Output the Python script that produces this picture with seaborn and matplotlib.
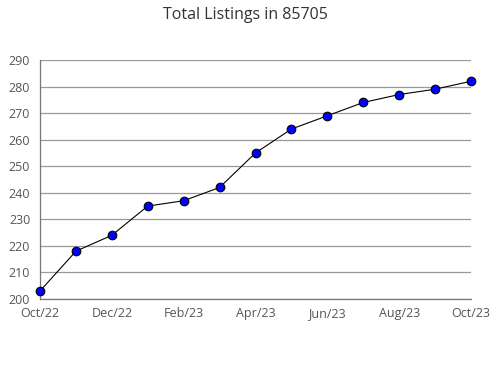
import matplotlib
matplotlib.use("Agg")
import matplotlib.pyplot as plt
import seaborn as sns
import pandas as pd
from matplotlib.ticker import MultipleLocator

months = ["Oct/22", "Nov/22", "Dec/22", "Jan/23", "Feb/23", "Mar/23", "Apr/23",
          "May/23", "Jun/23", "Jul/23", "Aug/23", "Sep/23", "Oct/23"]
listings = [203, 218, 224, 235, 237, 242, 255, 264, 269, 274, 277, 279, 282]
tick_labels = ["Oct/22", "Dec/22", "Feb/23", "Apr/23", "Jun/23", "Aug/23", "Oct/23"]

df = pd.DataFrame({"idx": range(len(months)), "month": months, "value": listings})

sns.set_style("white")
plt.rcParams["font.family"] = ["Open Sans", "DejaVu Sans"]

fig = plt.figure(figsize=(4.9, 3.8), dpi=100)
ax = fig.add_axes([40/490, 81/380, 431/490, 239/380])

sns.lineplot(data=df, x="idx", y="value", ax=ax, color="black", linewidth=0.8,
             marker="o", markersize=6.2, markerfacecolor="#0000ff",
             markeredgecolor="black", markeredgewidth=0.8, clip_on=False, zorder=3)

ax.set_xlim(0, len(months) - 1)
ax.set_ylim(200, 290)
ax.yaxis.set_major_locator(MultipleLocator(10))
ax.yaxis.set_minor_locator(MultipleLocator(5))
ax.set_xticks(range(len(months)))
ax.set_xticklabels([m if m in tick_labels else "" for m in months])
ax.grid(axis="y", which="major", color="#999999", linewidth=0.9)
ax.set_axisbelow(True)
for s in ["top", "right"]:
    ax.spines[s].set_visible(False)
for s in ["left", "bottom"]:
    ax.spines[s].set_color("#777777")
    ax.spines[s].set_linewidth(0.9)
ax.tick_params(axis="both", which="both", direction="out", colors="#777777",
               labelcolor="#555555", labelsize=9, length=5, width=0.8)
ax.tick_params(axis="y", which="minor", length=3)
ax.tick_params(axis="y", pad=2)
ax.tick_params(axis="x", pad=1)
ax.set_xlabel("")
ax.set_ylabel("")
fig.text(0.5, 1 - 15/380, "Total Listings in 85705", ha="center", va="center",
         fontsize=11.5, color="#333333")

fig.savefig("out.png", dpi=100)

────

▸ **To do**:
Print the listing above in full, exactly as written. Omit any pictures.

▸ **Response for this exercise**:
Output the Python script that produces this picture with seaborn and matplotlib.
import matplotlib
matplotlib.use("Agg")
import matplotlib.pyplot as plt
import seaborn as sns
import pandas as pd
from matplotlib.ticker import MultipleLocator

months = ["Oct/22", "Nov/22", "Dec/22", "Jan/23", "Feb/23", "Mar/23", "Apr/23",
          "May/23", "Jun/23", "Jul/23", "Aug/23", "Sep/23", "Oct/23"]
listings = [203, 218, 224, 235, 237, 242, 255, 264, 269, 274, 277, 279, 282]
tick_labels = ["Oct/22", "Dec/22", "Feb/23", "Apr/23", "Jun/23", "Aug/23", "Oct/23"]

df = pd.DataFrame({"idx": range(len(months)), "month": months, "value": listings})

sns.set_style("white")
plt.rcParams["font.family"] = ["Open Sans", "DejaVu Sans"]

fig = plt.figure(figsize=(4.9, 3.8), dpi=100)
ax = fig.add_axes([40/490, 81/380, 431/490, 239/380])

sns.lineplot(data=df, x="idx", y="value", ax=ax, color="black", linewidth=0.8,
             marker="o", markersize=6.2, markerfacecolor="#0000ff",
             markeredgecolor="black", markeredgewidth=0.8, clip_on=False, zorder=3)

ax.set_xlim(0, len(months) - 1)
ax.set_ylim(200, 290)
ax.yaxis.set_major_locator(MultipleLocator(10))
ax.yaxis.set_minor_locator(MultipleLocator(5))
ax.set_xticks(range(len(months)))
ax.set_xticklabels([m if m in tick_labels else "" for m in months])
ax.grid(axis="y", which="major", color="#999999", linewidth=0.9)
ax.set_axisbelow(True)
for s in ["top", "right"]:
    ax.spines[s].set_visible(False)
for s in ["left", "bottom"]:
    ax.spines[s].set_color("#777777")
    ax.spines[s].set_linewidth(0.9)
ax.tick_params(axis="both", which="both", direction="out", colors="#777777",
               labelcolor="#555555", labelsize=9, length=5, width=0.8)
ax.tick_params(axis="y", which="minor", length=3)
ax.tick_params(axis="y", pad=2)
ax.tick_params(axis="x", pad=1)
ax.set_xlabel("")
ax.set_ylabel("")
fig.text(0.5, 1 - 15/380, "Total Listings in 85705", ha="center", va="center",
         fontsize=11.5, color="#333333")

fig.savefig("out.png", dpi=100)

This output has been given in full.